*Stated goal:*
Pick out each line containing the string "this" and copy it.

*Records supplied:*

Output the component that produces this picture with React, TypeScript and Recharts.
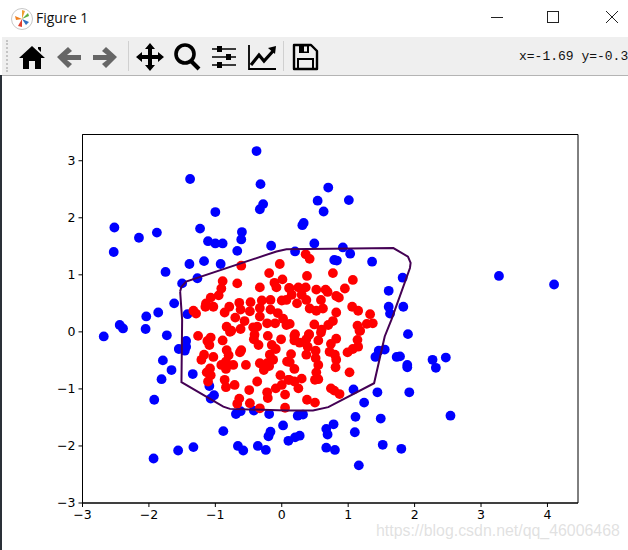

--

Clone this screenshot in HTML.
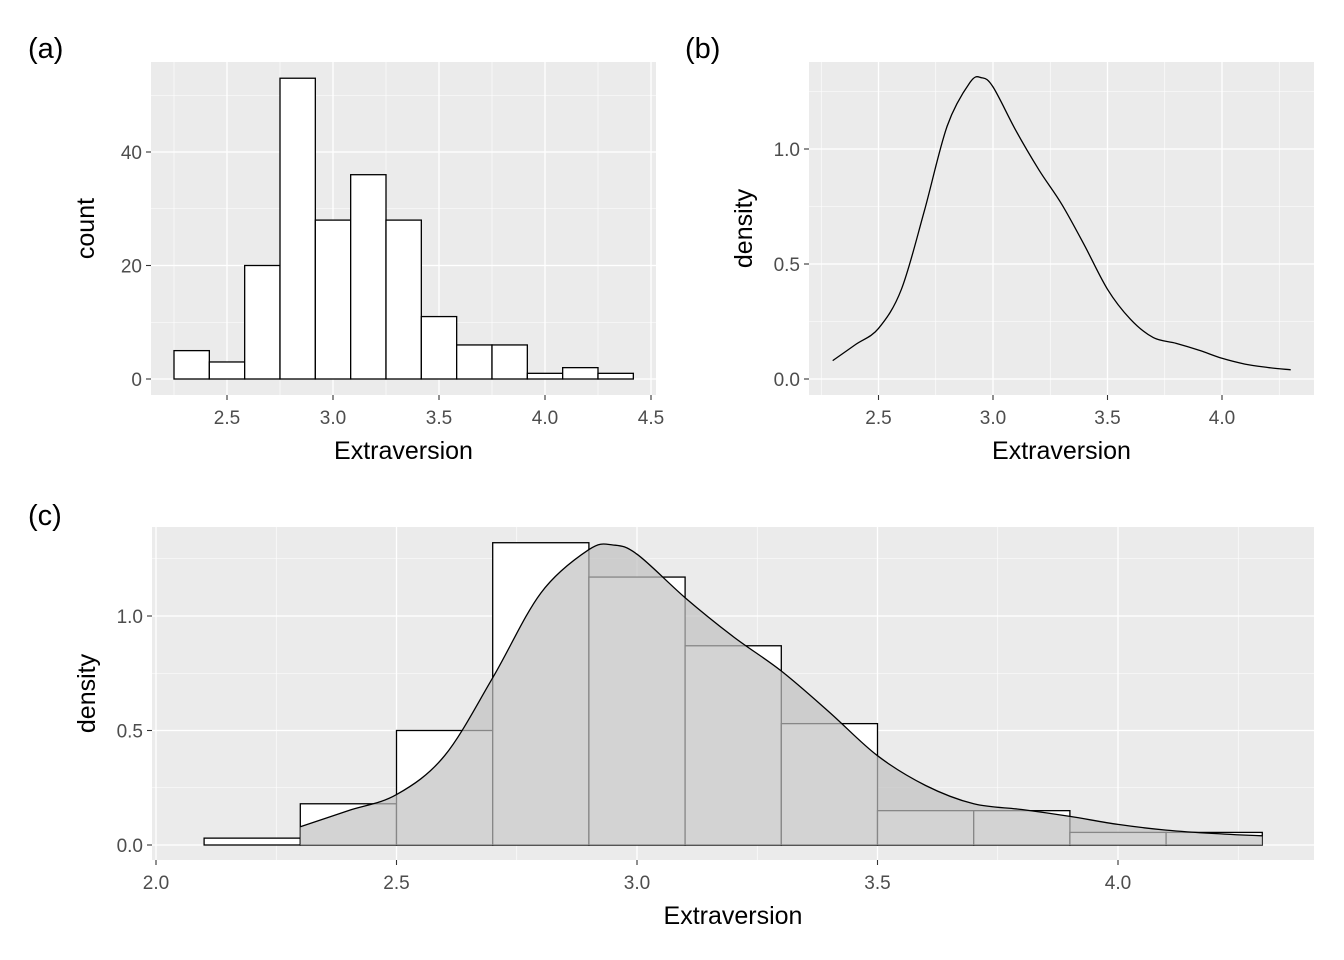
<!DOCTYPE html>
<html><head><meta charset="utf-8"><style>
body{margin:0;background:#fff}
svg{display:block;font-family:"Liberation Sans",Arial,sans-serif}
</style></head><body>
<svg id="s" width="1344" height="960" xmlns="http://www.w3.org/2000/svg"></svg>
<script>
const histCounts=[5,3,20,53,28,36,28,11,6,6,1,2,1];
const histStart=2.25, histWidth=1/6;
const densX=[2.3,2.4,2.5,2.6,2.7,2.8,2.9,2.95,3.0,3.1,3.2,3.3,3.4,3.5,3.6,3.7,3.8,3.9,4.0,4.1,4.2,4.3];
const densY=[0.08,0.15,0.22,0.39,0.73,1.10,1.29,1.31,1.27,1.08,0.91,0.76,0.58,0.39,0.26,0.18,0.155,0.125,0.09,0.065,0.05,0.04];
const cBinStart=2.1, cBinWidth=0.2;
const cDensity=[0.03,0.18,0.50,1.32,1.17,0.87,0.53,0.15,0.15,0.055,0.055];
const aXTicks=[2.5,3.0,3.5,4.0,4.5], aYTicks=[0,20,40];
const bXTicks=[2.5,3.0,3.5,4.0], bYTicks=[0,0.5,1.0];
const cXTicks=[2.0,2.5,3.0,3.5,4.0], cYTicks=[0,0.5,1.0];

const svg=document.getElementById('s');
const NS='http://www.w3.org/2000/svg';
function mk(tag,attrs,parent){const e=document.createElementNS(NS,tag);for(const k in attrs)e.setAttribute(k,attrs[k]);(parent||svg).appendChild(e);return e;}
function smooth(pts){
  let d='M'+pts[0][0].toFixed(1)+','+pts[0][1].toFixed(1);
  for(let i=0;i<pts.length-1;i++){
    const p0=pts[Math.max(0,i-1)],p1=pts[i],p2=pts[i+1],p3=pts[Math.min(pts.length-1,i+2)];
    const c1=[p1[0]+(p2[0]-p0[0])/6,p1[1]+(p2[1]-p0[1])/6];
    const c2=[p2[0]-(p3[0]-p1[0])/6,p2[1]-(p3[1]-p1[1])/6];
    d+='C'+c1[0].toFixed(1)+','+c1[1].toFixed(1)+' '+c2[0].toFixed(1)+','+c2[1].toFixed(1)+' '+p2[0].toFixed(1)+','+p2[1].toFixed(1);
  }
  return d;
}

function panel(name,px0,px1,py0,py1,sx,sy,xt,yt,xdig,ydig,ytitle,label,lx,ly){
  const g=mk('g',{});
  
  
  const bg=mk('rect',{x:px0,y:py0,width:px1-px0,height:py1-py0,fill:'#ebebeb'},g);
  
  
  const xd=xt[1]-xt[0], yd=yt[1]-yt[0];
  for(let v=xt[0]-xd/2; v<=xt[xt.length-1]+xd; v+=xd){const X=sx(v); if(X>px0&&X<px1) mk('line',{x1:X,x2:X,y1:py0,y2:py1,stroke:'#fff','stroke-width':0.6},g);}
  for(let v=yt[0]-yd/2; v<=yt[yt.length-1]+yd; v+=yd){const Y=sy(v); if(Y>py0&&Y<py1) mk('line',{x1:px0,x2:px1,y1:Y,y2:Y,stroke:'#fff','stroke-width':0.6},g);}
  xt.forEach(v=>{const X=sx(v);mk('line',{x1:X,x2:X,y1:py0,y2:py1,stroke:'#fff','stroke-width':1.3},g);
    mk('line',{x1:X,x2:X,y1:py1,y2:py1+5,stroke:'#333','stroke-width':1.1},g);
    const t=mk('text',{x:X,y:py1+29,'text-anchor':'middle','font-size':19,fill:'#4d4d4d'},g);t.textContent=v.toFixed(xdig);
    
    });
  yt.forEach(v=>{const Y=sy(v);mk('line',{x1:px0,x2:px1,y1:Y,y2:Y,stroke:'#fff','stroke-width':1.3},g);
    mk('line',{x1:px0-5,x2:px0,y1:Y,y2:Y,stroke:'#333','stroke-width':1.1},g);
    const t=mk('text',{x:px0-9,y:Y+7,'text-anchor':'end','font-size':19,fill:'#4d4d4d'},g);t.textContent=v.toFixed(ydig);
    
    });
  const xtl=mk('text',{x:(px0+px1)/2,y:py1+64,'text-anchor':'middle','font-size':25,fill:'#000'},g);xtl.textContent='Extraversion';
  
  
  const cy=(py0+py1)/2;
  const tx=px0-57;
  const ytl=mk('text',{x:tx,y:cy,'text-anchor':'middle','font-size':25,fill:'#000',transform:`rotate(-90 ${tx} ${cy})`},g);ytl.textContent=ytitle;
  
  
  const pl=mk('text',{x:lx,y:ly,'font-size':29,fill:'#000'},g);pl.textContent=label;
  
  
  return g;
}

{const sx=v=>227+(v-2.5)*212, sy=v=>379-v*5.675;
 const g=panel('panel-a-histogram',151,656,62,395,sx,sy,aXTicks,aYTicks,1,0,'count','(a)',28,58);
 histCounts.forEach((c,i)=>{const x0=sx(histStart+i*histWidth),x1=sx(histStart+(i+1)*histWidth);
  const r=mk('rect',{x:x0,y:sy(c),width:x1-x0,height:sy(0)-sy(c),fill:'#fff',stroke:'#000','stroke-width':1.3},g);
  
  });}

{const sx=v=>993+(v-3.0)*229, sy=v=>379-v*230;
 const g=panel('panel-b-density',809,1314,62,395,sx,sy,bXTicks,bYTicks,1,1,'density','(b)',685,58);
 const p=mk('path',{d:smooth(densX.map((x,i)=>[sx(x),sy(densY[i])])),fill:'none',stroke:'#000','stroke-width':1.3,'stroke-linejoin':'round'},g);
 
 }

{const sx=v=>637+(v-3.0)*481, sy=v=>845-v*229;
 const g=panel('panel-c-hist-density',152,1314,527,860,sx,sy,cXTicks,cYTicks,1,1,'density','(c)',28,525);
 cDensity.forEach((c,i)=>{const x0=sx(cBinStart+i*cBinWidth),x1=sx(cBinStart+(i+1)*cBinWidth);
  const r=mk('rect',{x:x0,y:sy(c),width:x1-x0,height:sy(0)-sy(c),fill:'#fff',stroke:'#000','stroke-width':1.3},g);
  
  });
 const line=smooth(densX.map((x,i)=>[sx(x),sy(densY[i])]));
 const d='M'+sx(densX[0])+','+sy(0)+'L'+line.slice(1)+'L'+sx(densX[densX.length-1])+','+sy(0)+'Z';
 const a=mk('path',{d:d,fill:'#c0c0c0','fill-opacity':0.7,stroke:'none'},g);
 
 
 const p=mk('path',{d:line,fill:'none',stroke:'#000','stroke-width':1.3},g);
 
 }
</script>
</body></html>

*Task solution:*
Output the component that produces this picture with React, TypeScript and Recharts.
Clone this screenshot in HTML.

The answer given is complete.